Clinton seeks coal, steel union support

DEMOCRAT Hillary Clinton, turning her attention to the November US election and an increasingly likely match-up against Republican Donald Trump, sought yesterday to shore up union support by visiting coal and steel workers in the economically struggling Appalachian region.

The tour comes as Trump accused China of “raping” the US as he renewed criticism of China’s trade policies.

Speaking in Indiana, Trump said China was responsible for “the greatest theft in the history of the world”.

He has repeatedly accused China of manipulating its currency to make global exports more competitive.

This had caused adverse effects on US businesses and workers, Trump said.

Clinton, in a move to reclaim her early pledge to focus on helping the struggling region resuscitate its economies, will meet the head of a steel workers’ union, retired mine workers and others in Kentucky, West Virginia and Ohio affected by declining coal and steel prices.

Her pledge of more than $30-billion (R430-billion) to help coal regions was overshadowed in March when Clinton, at an Ohio town hall, said the country would “put a lot of coal miners and coal companies out of business”.

Clinton’s statement was seized upon by coal industry groups and Republican lawmakers as evidence she planned to continue carrying out President Barack Obama’s regulatory “war” on coal.

Clinton immediately sent an apology letter to Democratic Senator Joe Manchin of West Virginia pledging to “focus my team and administration on bringing jobs to Appalachia” and help its residents adjust to a wave of coal company bankruptcies and changes in the US energy market.
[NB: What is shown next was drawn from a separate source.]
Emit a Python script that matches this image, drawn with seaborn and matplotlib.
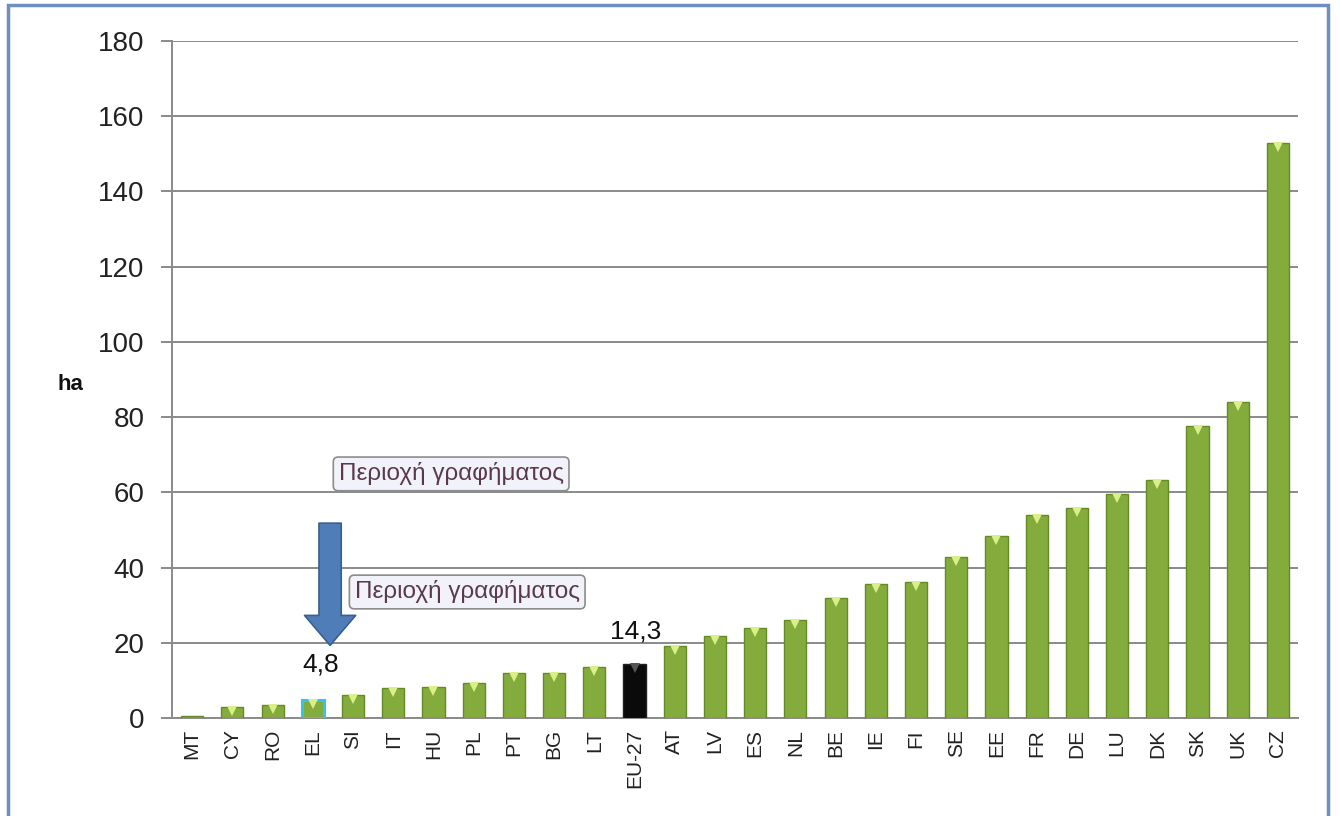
import matplotlib
matplotlib.use("Agg")
import matplotlib.pyplot as plt
import seaborn as sns
import pandas as pd
from matplotlib.patches import Rectangle

countries = ["MT", "CY", "RO", "EL", "SI", "IT", "HU", "PL", "PT", "BG", "LT", "EU-27",
             "AT", "LV", "ES", "NL", "BE", "IE", "FI", "SE", "EE", "FR", "DE", "LU",
             "DK", "SK", "UK", "CZ"]
values = [0.5, 2.9, 3.5, 4.8, 6.1, 8.0, 8.2, 9.3, 12.0, 12.0, 13.6, 14.3,
          19.1, 21.8, 23.9, 26.0, 31.9, 35.6, 36.2, 42.8, 48.4, 54.0, 55.8, 59.6,
          63.3, 77.6, 84.0, 152.9]
yticks = [0, 20, 40, 60, 80, 100, 120, 140, 160, 180]
label_el = "4,8"
label_eu = "14,3"
box_text = "Περιοχή γραφήματος"
ylabel = "ha"

GREEN = "#84AC3C"
colors = []
for c in countries:
    if c == "EU-27":
        colors.append("#0A0A0A")
    else:
        colors.append(GREEN)

sns.set_theme(style="white")
plt.rcParams["font.family"] = ["Liberation Sans", "DejaVu Sans"]

df = pd.DataFrame({"country": countries, "value": values})

fig = plt.figure(figsize=(13.4, 8.16), dpi=100)
ax = fig.add_axes([0.1284, 0.1201, 0.8403, 0.8297])

sns.barplot(data=df, x="country", y="value", hue="country", palette=colors,
            legend=False, width=0.55, ax=ax, saturation=1, zorder=3)

for i, p in enumerate(ax.patches):
    c = countries[i] if i < len(countries) else None
    if c == "EL":
        p.set_edgecolor("#35C3EE")
        p.set_linewidth(2.2)
    elif c == "EU-27":
        p.set_edgecolor("#222222")
        p.set_linewidth(1)
    else:
        p.set_edgecolor("#648A25")
        p.set_linewidth(1)

# bevel highlight at top of bars
for i, (c, v) in enumerate(zip(countries, values)):
    if v > 2:
        col = "#D9F08A" if c != "EU-27" else "#555555"
        ax.plot(i, v - 1.0, marker="v", color=col, markersize=7, zorder=4,
                markeredgewidth=0)

ax.set_ylim(0, 180)
ax.set_xlim(-0.5, len(countries) - 0.5)
ax.set_yticks(yticks)
ax.set_yticklabels([str(t) for t in yticks], fontsize=20, color="#222222")
ax.yaxis.grid(True, color="#8A8A8A", linewidth=1.4, zorder=0)
ax.xaxis.grid(False)
ax.set_axisbelow(True)

ax.set_xlabel("")
ax.set_ylabel(ylabel, rotation=0, fontweight="bold", fontsize=16, color="#111111",
              va="center", ha="center")
ax.yaxis.set_label_coords(-0.090, 0.492)

ax.set_xticks(range(len(countries)))
ax.set_xticklabels(countries, rotation=90, fontsize=15, color="#222222")
ax.tick_params(axis="x", length=0, pad=8)
ax.set_xticks([i - 0.5 for i in range(len(countries) + 1)], minor=True)
ax.tick_params(axis="x", which="minor", length=8, color="#8A8A8A", width=1.4, direction="out")
ax.tick_params(axis="y", length=8, color="#8A8A8A", width=1.4, direction="out", pad=12, left=True)

for s in ["top", "right"]:
    ax.spines[s].set_visible(False)
for s in ["left", "bottom"]:
    ax.spines[s].set_color("#8A8A8A")
    ax.spines[s].set_linewidth(1.4)

# value labels
ax.text(3.2, 14.1, label_el, ha="center", va="center", fontsize=19, color="#111111")
ax.text(11.02, 22.9, label_eu, ha="center", va="center", fontsize=19, color="#111111")

# arrow
ax.annotate("", xy=(3.43, 19.3), xytext=(3.43, 51.8),
            arrowprops=dict(arrowstyle="simple,head_length=1.35,head_width=2.3,tail_width=1.0",
                            mutation_scale=16, facecolor="#4F7DB8", edgecolor="#3A5F8F",
                            linewidth=1.2, shrinkA=0, shrinkB=0), zorder=5)

# chart-area boxes
bbox = dict(boxstyle="round,pad=0.22,rounding_size=0.2", facecolor="#F2F2FA",
            edgecolor="#8C8C8C", linewidth=1.2)
ax.text(6.44, 64.9, box_text, ha="center", va="center", fontsize=17.5, color="#5A3A4A",
        bbox=bbox, zorder=6)
ax.text(6.84, 33.5, box_text, ha="center", va="center", fontsize=17.5, color="#5A3A4A",
        bbox=bbox, zorder=6)

# outer blue frame
fig.patches.append(Rectangle((8 / 1340, -0.02), 1320 / 1340, 1 - 5 / 816 + 0.02,
                             transform=fig.transFigure, fill=False,
                             edgecolor="#6F8FC0", linewidth=2.5))

fig.savefig("out.png", dpi=100)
Her decision to embark on an Appalachian tour is in part timed ahead of Democratic nominating contests in West Virginia on May 10 and in Kentucky on May 17 as she seeks to secure the nomination before the party’s July convention.

West Virginia last voted for a Democratic presidential candidate in 1996, when Bill Clinton was running for his second four-year term.

He is the only Democrat to have won Kentucky since 1980.